I do remember that not long afterwards, I replaced Henrietta with a Subaru. Sally Subaru always started, even at dump fires I think, although she never toted me to one, so I'm not certain.
But Henrietta wasn't a quitter. Her story continues. I gave her to a man who had a large family, somewhere between six and ten kids (maybe), whose old car was worn out, and who needed a nice big car. I volunteered Henrietta.
About a week later, the man phoned me. I know he phoned me because this was before I was using e-mail. I was using a phone.
The man told me that he had phoned the Maine Department of Motor Vehicles -- or taken her there -- to register her. The representative explained to the man that no Ford could have 212,000 miles on her odometer. I apologized to the man, and explained, that yes, she did have that many miles on her. And, while we were talking about Henrietta, I also explained that she did not burn oil or anything except gasoline.
I never heard anymore, so perhaps on the second try, DMV believed that Henrietta was a high- mileage gal.
She did have one oddity, which also was not an accident but about which I'll tell you anyhow, since you might as well have the entire scoop about Henrietta.
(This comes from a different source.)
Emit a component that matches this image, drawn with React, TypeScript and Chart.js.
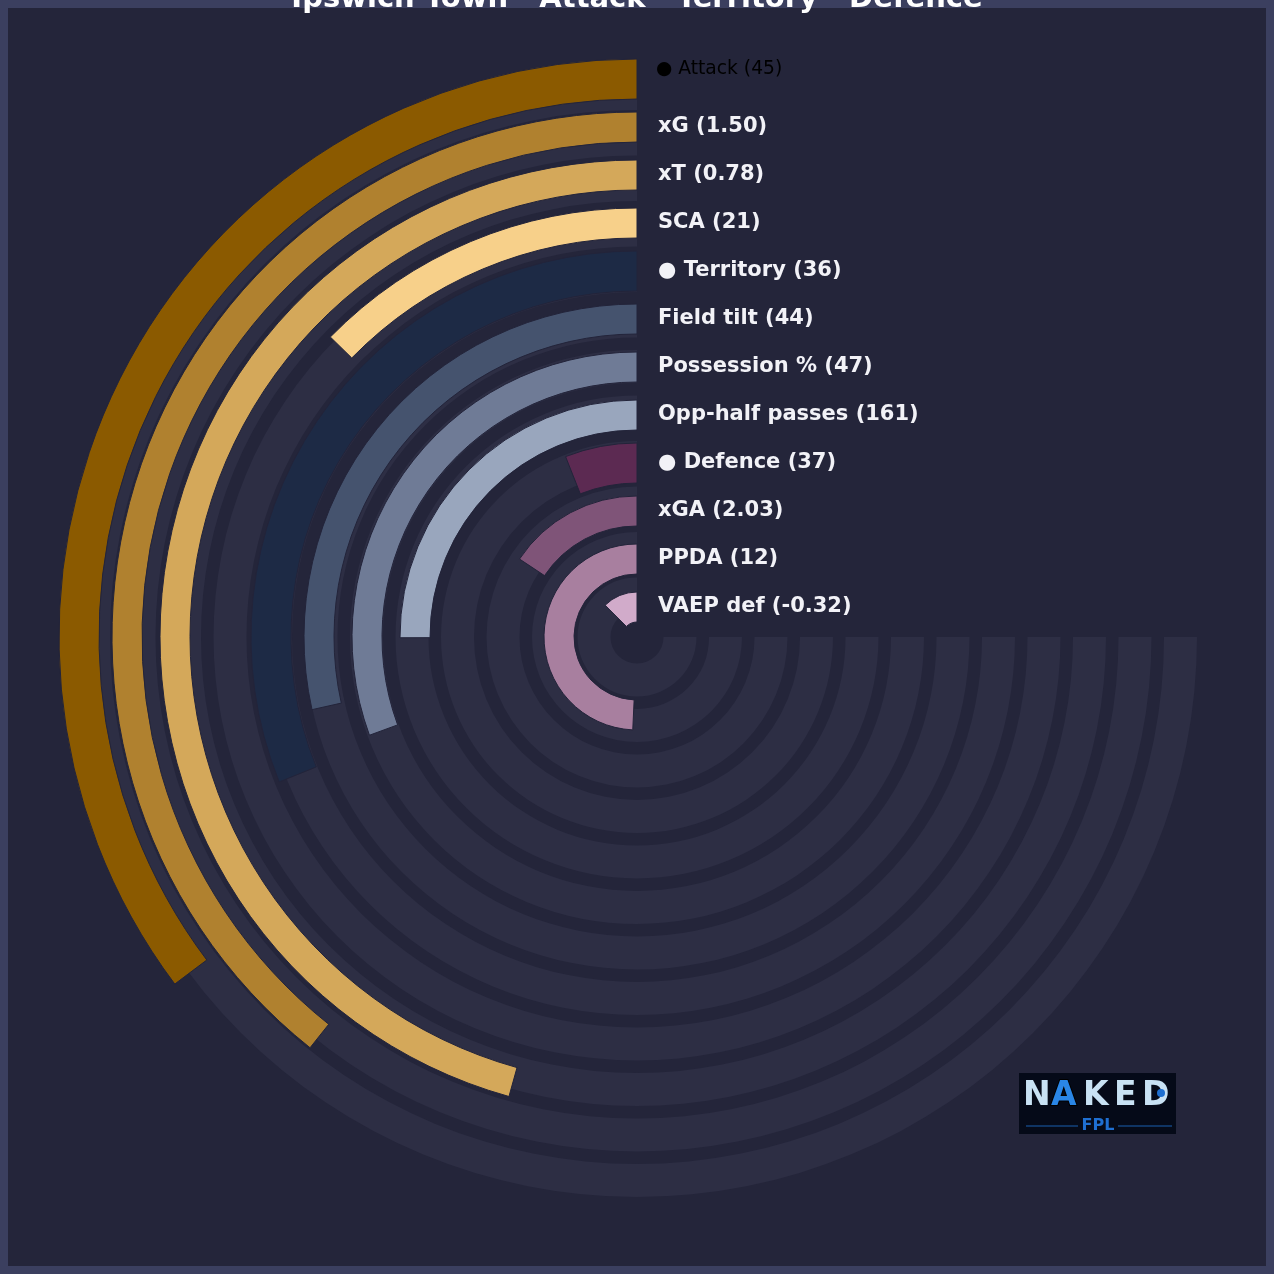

When I bought her at 125,000 miles, the seller explained that her motor raced. He was right. She raced and raced and raced, even sitting still at a red traffic light which forced me to at times place the gear lever into neutral.
After a good while, I took her to our local Ford dealer to have them get her to slow down a bit. I needed to get to work, which was about 30 miles distant, and I had told the dealership this detail. But when I phoned before picking her up, they said I couldn't have her. Not wanting to walk 30 miles that day, I asked what was wrong, and they explained that now Henrietta ran so slow she kept stalling.
I told the voice on the phone I needed to get to work, so I'd walk down and take her anyway, which I did. She got me to work all right, but she stalled until the day she died long after the town dump fire. (She must have still run some, because I drove her far enough to give to the guy with all the kids.)
Driving her, I missed having several accidents, such as sliding at a snowy intersection not quite far enough to hit the other car.
At one which-could-have-been-an-accident-scene, she didn't have the accident. I'm not sure why. All I can say is that Henrietta was Henrietta, and if you've ever had a Henrietta, you can understand that.
We were driving along Route 219, a good back road to go from South Paris to Augusta even though it doesn't go to either place, one Sunday morning. It had snowed the day before.
Route 219 has lots of curves, and as Henrietta took us around one, I saw that the road ahead was totally snow-covered. I hit her brakes, but it was too late to stop, so Henrietta took us off the road down into a field that was also snow-covered. I noticed that she was still moving, and I could see the road not too far away and above us, so I followed the old Maine driver's rule. If the vehicle is still moving, don't take your foot off the gas. We kept going and kept going until bye and bye we were back on the road again, just past the place where the snow ended.
Then I saw a small car coming the opposite direction. I could see a large Bible on the small car's small dash, so I knew the driver and his family were more spiritual than us. They were heading for church.
Maybe. They passed us, and in the mirror, I saw the small car hit the snow and head off the side of the road into the snowy field.
I don't know why I didn't stop. Maybe we were late for non-church. Or maybe I was just mean. Or maybe I don't recall why, but I didn't.
If that small car was as skillful as Henrietta in the snow, they made it to church on time.
God hasn't struck me dead yet for not stopping to help, but I know year after year that my time is coming.
But I'll have to go without Henrietta.